How
India coloured the British media map
London,
Nov 18 (IANS) India is being sought out for a new place on the media map of
Britain as what a senior editor called the "stabilising superpower"
of the South Asian region.
Media
interest in Prime Minister Atal Bihari Vajpayee was a record high on his tour
of the U.S. and Britain that ended last week. If Vajpayee did not appear more
on TV shows, it was because he could not fit them into his schedule.
As
it turned out a meeting between Vajpayee and his British counterpart Tony Blair
that was to have gone live on BBC was replaced by coverage of the air crash in
New York. But in the print media Vajpayee was given a degree of attention that
was unusual. In the past Indian prime ministers have come and gone without a
word in the media.
Vajpayee`s visit this time was covered in The Times, the Financial Times and
the Daily Telegraph. The Independent and The Scotsman carried photographs. This
kind of coverage came on a day when most other news was wiped off the pages by
news of the New York air crash and the fall of Kabul to the Northern Alliance.
"The
coverage was satisfactory given the constraints of a one-day working
visit," Navdeep Suri, spokesman for the Indian High Commission, told IANS.
"On a day of dramatic developments like that, this was about as much as
can be expected."
But
this too was small in relation to the great interest senior British editors
took in the visit.
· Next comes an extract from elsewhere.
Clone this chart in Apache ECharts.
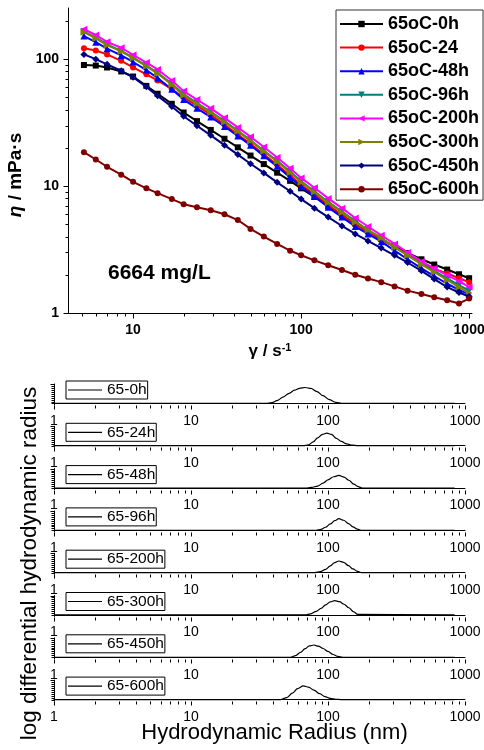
<!DOCTYPE html>
<html><head><meta charset="utf-8">
<script src="https://cdn.jsdelivr.net/npm/echarts@6/dist/echarts.min.js"></script>
<style>html,body{margin:0;padding:0;background:#fff}#c{width:484px;height:750px}</style>
</head><body><div id="c"></div>
<script>
// ---------- Top chart data (viscosity vs shear rate) ----------
const shearRates = [5.1, 6, 7, 8.5, 10, 12, 14, 17, 20, 24, 29, 35, 42, 50, 60, 72, 86, 100, 120, 145, 175, 210, 250, 300, 360, 430, 520, 620, 740, 870, 1000];
const eta0h   = [90, 89, 86, 80, 73, 61.6, 53.4, 44.5, 38, 32.5, 27.7, 23.6, 20.2, 17.4, 14.9, 12.75, 11, 9.6, 8.2, 6.95, 5.9, 5.05, 4.4, 3.82, 3.35, 2.97, 2.65, 2.41, 2.2, 2.02, 1.88];
const eta24h  = [122, 117, 109, 97, 86, 76, 68, 58, 50, 43, 36.5, 30.5, 25.5, 21.5, 17.8, 14.7, 12.1, 10.2, 8.6, 7.1, 5.9, 5.0, 4.35, 3.8, 3.3, 2.88, 2.5, 2.22, 2.05, 1.88, 1.75];
const eta48h  = [152, 136, 121, 107, 95, 82, 71, 58, 48, 41, 35, 29.5, 24.8, 21, 17.3, 14.3, 11.7, 9.9, 8.3, 6.8, 5.7, 4.8, 4.2, 3.65, 3.1, 2.65, 2.25, 1.95, 1.7, 1.52, 1.4];
const eta96h  = [165, 148, 131, 116, 103, 89, 78, 64, 53, 45, 38.5, 32.5, 27.3, 23, 19, 15.8, 13, 10.9, 9.1, 7.5, 6.3, 5.3, 4.5, 3.9, 3.3, 2.85, 2.45, 2.15, 1.87, 1.66, 1.5];
const eta200h = [172, 155, 137, 123, 108, 94, 83, 68, 56, 48, 41, 34.5, 29, 24.5, 20.3, 16.8, 13.8, 11.6, 9.7, 8.0, 6.7, 5.6, 4.8, 4.1, 3.5, 3.0, 2.55, 2.25, 1.98, 1.78, 1.6];
const eta300h = [163, 146, 129, 115, 102, 88, 77, 63, 52, 44.5, 38, 32, 27, 22.7, 18.8, 15.6, 12.8, 10.7, 9.0, 7.4, 6.2, 5.2, 4.5, 3.9, 3.3, 2.85, 2.42, 2.1, 1.82, 1.6, 1.44];
const eta450h = [109, 100, 91, 81, 72, 60.5, 51.4, 42.3, 35.5, 29.9, 25.1, 21, 17.7, 15, 12.7, 10.7, 9.1, 7.9, 6.7, 5.7, 4.85, 4.2, 3.7, 3.25, 2.85, 2.5, 2.15, 1.85, 1.6, 1.45, 1.35];
const eta600h = [18.5, 16.2, 14.2, 12.3, 10.8, 9.6, 8.8, 7.9, 7.2, 6.8, 6.45, 6.0, 5.4, 4.6, 4.0, 3.5, 3.1, 2.85, 2.6, 2.38, 2.18, 2.0, 1.87, 1.75, 1.62, 1.5, 1.41, 1.33, 1.26, 1.19, 1.3];
const topNames = ['65oC-0h', '65oC-24', '65oC-48h', '65oC-96h', '65oC-200h', '65oC-300h', '65oC-450h', '65oC-600h'];

// ---------- Bottom panels data (size distributions) ----------
const panelNames = ['65-0h', '65-24h', '65-48h', '65-96h', '65-200h', '65-300h', '65-450h', '65-600h'];
const r0h   = [1, 35, 39, 43, 47, 52, 57, 62, 68, 75, 83, 92, 102, 114, 128, 840];
const d0h   = [0, 0, 0.04, 0.16, 0.33, 0.52, 0.68, 0.78, 0.82, 0.77, 0.61, 0.4, 0.2, 0.06, 0, 0];
const r24h  = [1, 66, 72, 78, 84, 91, 98, 106, 115, 125, 137, 150, 165, 840];
const d24h  = [0, 0, 0.05, 0.2, 0.4, 0.58, 0.65, 0.58, 0.38, 0.22, 0.1, 0.03, 0, 0];
const r48h  = [1, 68, 76, 84, 92, 100, 110, 120, 131, 142, 154, 166, 178, 840];
const d48h  = [0, 0, 0.03, 0.1, 0.25, 0.42, 0.58, 0.65, 0.56, 0.4, 0.2, 0.07, 0, 0];
const r96h  = [1, 82, 89, 96, 104, 112, 120, 130, 141, 152, 164, 176, 840];
const d96h  = [0, 0, 0.05, 0.16, 0.33, 0.5, 0.6, 0.52, 0.35, 0.18, 0.06, 0, 0];
const r200h = [1, 80, 88, 96, 104, 112, 120, 130, 141, 152, 164, 176, 840];
const d200h = [0, 0, 0.05, 0.17, 0.35, 0.52, 0.6, 0.53, 0.36, 0.19, 0.07, 0, 0];
const r300h = [1, 68, 75, 82, 89, 96, 104, 112, 121, 131, 142, 153, 165, 840];
const d300h = [0, 0, 0.06, 0.18, 0.34, 0.52, 0.67, 0.74, 0.68, 0.55, 0.37, 0.17, 0.03, 0];
const r450h = [1, 53, 58, 63, 68, 73, 79, 85, 92, 100, 109, 118, 128, 840];
const d450h = [0, 0, 0.08, 0.25, 0.44, 0.58, 0.63, 0.57, 0.45, 0.3, 0.14, 0.04, 0, 0];
const r600h = [1, 45, 50, 55, 60, 66, 72, 79, 87, 95, 104, 114, 124, 840];
const d600h = [0, 0, 0.1, 0.33, 0.56, 0.7, 0.64, 0.48, 0.3, 0.15, 0.06, 0.01, 0, 0];

// ---------- Tick label values ----------
const topXLabels = [10, 100, 1000];
const topYLabels = [1, 10, 100];
const panelXLabels = [1, 10, 100, 1000];

// ================= build =================
const FF = '"Liberation Sans", Arial, Helvetica, sans-serif';
const isLabel = (arr) => (v) => arr.some(a => Math.abs(a - v) < 1e-6 * a) ? String(Math.round(v)) : '';

function tickSeries(xi, yi, xTicks, yTicks, xOrigin, yOrigin, name) {
  const data = [];
  xTicks.forEach(t => data.push([t[0], yOrigin, 0, t[1]]));
  yTicks.forEach(t => data.push([xOrigin, t[0], 1, t[1]]));
  return {
    type: 'custom', name: name, xAxisIndex: xi, yAxisIndex: yi, silent: true, clip: false, z: 10,
    data: data, encode: { x: 0, y: 1 },
    renderItem: function (params, api) {
      const p = api.coord([api.value(0), api.value(1)]);
      const len = api.value(3);
      const x = Math.round(p[0]) + 0.5, y = Math.round(p[1]) + 0.5;
      const shape = api.value(2) === 1
        ? { x1: x - len, y1: y, x2: x, y2: y }
        : { x1: x, y1: y, x2: x, y2: y + len };
      return { type: 'line', shape: shape, style: { stroke: '#000', lineWidth: 1 } };
    }
  };
}
function logTicks(lo, hi, maj, min) {
  const out = [];
  for (let k = -1; k <= 4; k++) for (let m = 1; m <= 9; m++) {
    const v = m * Math.pow(10, k);
    if (v >= lo * 0.999 && v <= hi * 1.001) out.push([v, m === 1 ? maj : min]);
  }
  return out;
}

const grids = [], xAxes = [], yAxes = [], series = [], legends = [];

// top grid
grids.push({ left: 68, top: 8, right: 12, bottom: 437, outerBoundsMode: 'none' });
xAxes.push({
  type: 'log', gridIndex: 0, min: 4.1, max: 1040,
  axisLine: { show: true, lineStyle: { color: '#000', width: 1 } },
  axisTick: { show: false }, splitLine: { show: false }, minorTick: { show: false },
  axisLabel: { formatter: isLabel(topXLabels), color: '#000', fontWeight: 'bold', fontSize: 14, fontFamily: FF, margin: 10, showMinLabel: true, showMaxLabel: true }
});
yAxes.push({
  type: 'log', gridIndex: 0, min: 1, max: 253,
  axisLine: { show: true, lineStyle: { color: '#000', width: 1 } },
  axisTick: { show: false }, splitLine: { show: false },
  axisLabel: { formatter: isLabel(topYLabels), color: '#000', fontWeight: 'bold', fontSize: 14, fontFamily: FF, margin: 9 }
});
const topData = [eta0h, eta24h, eta48h, eta96h, eta200h, eta300h, eta450h, eta600h];
const topColors = ['#000000', '#FF0000', '#0000FF', '#008080', '#FF00FF', '#808000', '#000080', '#800000'];
const topSymbols = ['rect', 'circle', 'triangle', 'triangle', 'triangle', 'triangle', 'diamond', 'circle'];
const topRot = [0, 0, 0, 180, 90, -90, 0, 0];
const topSize = [6, 6, 7, 7, 7, 7, 7, 6];
topData.forEach((vals, i) => {
  series.push({
    type: 'line', name: topNames[i], xAxisIndex: 0, yAxisIndex: 0,
    data: shearRates.map((x, j) => [x, vals[j]]),
    color: topColors[i], symbol: topSymbols[i], symbolRotate: topRot[i], symbolSize: topSize[i],
    showSymbol: true, lineStyle: { width: 2, color: topColors[i] },
    itemStyle: { color: topColors[i] }, z: 2 + i
  });
});
series.push(tickSeries(0, 0, logTicks(4.1, 1040, 5, 3), logTicks(1, 253, 5, 3), 4.1, 1, 'ticks0'));
legends.push({
  data: topNames, orient: 'vertical', left: 336, top: 10,
  itemWidth: 43, itemHeight: 8, itemGap: 5.6, padding: [5, 4, 2, 3],
  borderColor: '#333', borderWidth: 1, backgroundColor: '#fff',
  textStyle: { color: '#000', fontWeight: 'bold', fontSize: 18, fontFamily: FF, padding: [0, 0, 0, 0] },
  selectedMode: false
});

// bottom panels
const panelR = [r0h, r24h, r48h, r96h, r200h, r300h, r450h, r600h];
const panelD = [d0h, d24h, d48h, d96h, d200h, d300h, d450h, d600h];
for (let i = 0; i < 8; i++) {
  const gi = i + 1;
  const axisY = 405 + 42.3 * i;
  grids.push({ left: 54, right: 19, top: axisY - 21, height: 21, outerBoundsMode: 'none' });
  xAxes.push({
    type: 'log', gridIndex: gi, min: 1, max: 1000,
    axisLine: { show: true, lineStyle: { color: '#000', width: 1 } },
    axisTick: { show: false }, splitLine: { show: false },
    axisLabel: { formatter: isLabel(panelXLabels), color: '#000', fontSize: 14, fontFamily: FF, margin: 9, showMinLabel: true, showMaxLabel: true }
  });
  yAxes.push({
    type: 'value', gridIndex: gi, min: -0.08, max: 1,
    axisLine: { show: true, lineStyle: { color: '#000', width: 1 } },
    axisTick: { show: false }, splitLine: { show: false }, axisLabel: { show: false }
  });
  series.push({
    type: 'line', name: panelNames[i], xAxisIndex: gi, yAxisIndex: gi,
    data: panelR[i].map((x, j) => [x, panelD[i][j]]),
    symbol: 'none', smooth: 0.35, smoothMonotone: 'x', color: '#000',
    lineStyle: { width: 1.2, color: '#000' }, z: 3
  });
  const yt = [];
  for (let k = 0; k <= 10; k++) yt.push([k / 10, (k === 10) ? 4 : 3]);
  series.push(tickSeries(gi, gi, logTicks(1, 1000, 4, 3), yt, 1, -0.08, 'ticks' + gi));
  legends.push({
    data: [{ name: panelNames[i], icon: 'rect' }], orient: 'horizontal', left: 66, top: axisY - 24,
    itemWidth: 34, itemHeight: 1.2, itemGap: 0, padding: [1, 1, 1, 2],
    borderColor: '#000', borderWidth: 1, backgroundColor: '#fff',
    itemStyle: { color: '#000', borderWidth: 0 },
    textStyle: { color: '#000', fontSize: 15.5, fontFamily: FF },
    selectedMode: false
  });
}

const option = {
  animation: false,
  backgroundColor: '#fff',
  grid: grids, xAxis: xAxes, yAxis: yAxes, series: series, legend: legends,
  graphic: [
    { type: 'text', x: 16, y: 175, rotation: Math.PI / 2,
      style: { text: '{i|η}{n| / mPa·s}', align: 'center', verticalAlign: 'middle', fill: '#000',
        rich: { i: { fontStyle: 'italic', fontWeight: 'bold', fontSize: 19, fontFamily: FF, fill: '#000' },
                n: { fontWeight: 'bold', fontSize: 19, fontFamily: FF, fill: '#000' } } } },
    { type: 'text', x: 270, y: 351,
      style: { text: '{a|γ / s}{b|-1}', align: 'center', verticalAlign: 'middle', fill: '#000',
        rich: { a: { fontWeight: 'bold', fontSize: 17, fontFamily: FF, fill: '#000' },
                b: { fontWeight: 'bold', fontSize: 11, fontFamily: FF, fill: '#000', verticalAlign: 'top' } } } },
    { type: 'text', x: 108, y: 273,
      style: { text: '6664 mg/L', align: 'left', verticalAlign: 'middle', fill: '#000', font: 'bold 21px ' + FF } },
    { type: 'text', x: 29.5, y: 563.5, rotation: Math.PI / 2,
      style: { text: 'log differential hydrodynamic radius', align: 'center', verticalAlign: 'middle', fill: '#000', font: '22.5px ' + FF } },
    { type: 'text', x: 274.5, y: 733,
      style: { text: 'Hydrodynamic Radius (nm)', align: 'center', verticalAlign: 'middle', fill: '#000', font: '22px ' + FF } }
  ]
};
const chart = echarts.init(document.getElementById('c'), null, { renderer: 'canvas' });
chart.setOption(option);
</script>
</body></html>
With most interviews ruled out, some top editors in the
British media attended a get-together, arranged at the exclusive Veeraswamy
Restaurant by the high commission, with their counterparts from India who were
accompanying the prime minister.
"We
have never before seen so much media interest in India," said the editor
of a Hindi daily. "It shows that whatever position they take they have to
take India into account," he said.
The
British editors who attended the get-together included Michael Binyon, leading
writer on foreign affairs for The Times; Leonard Doyle, foreign editor of The
Independent; Edwina Morton, diplomatic editor for The Economist; Ewen
Macaskill, diplomatic editor for The Guardian; Tim Sebastian of BBC`s Hard
Talk; Caroline Howie, head of news for BBC Television; Muftah Suwadein, chief
executive of Al Jazeera in London; and veteran journalist and writer Philip
Knightly.
BBC
editors said they had tried hard to secure an interview with Vajpayee or with a
senior leader accompanying him. "It`s a pity no one was available, because
this was a real opportunity to put India`s view across," said a senior BBC
editor.
India
has become suddenly important in a way very different from Pakistan, the editor
said. "We see India as the stabilising power of the region whose influence
will be more steady and long-term than that of Pakistan."
The
unprecedented interest follows an unprecedented political situation in the
subcontinent. By all accounts it has placed India firmly on the media map in
London, a city many regard as the media capital of the world.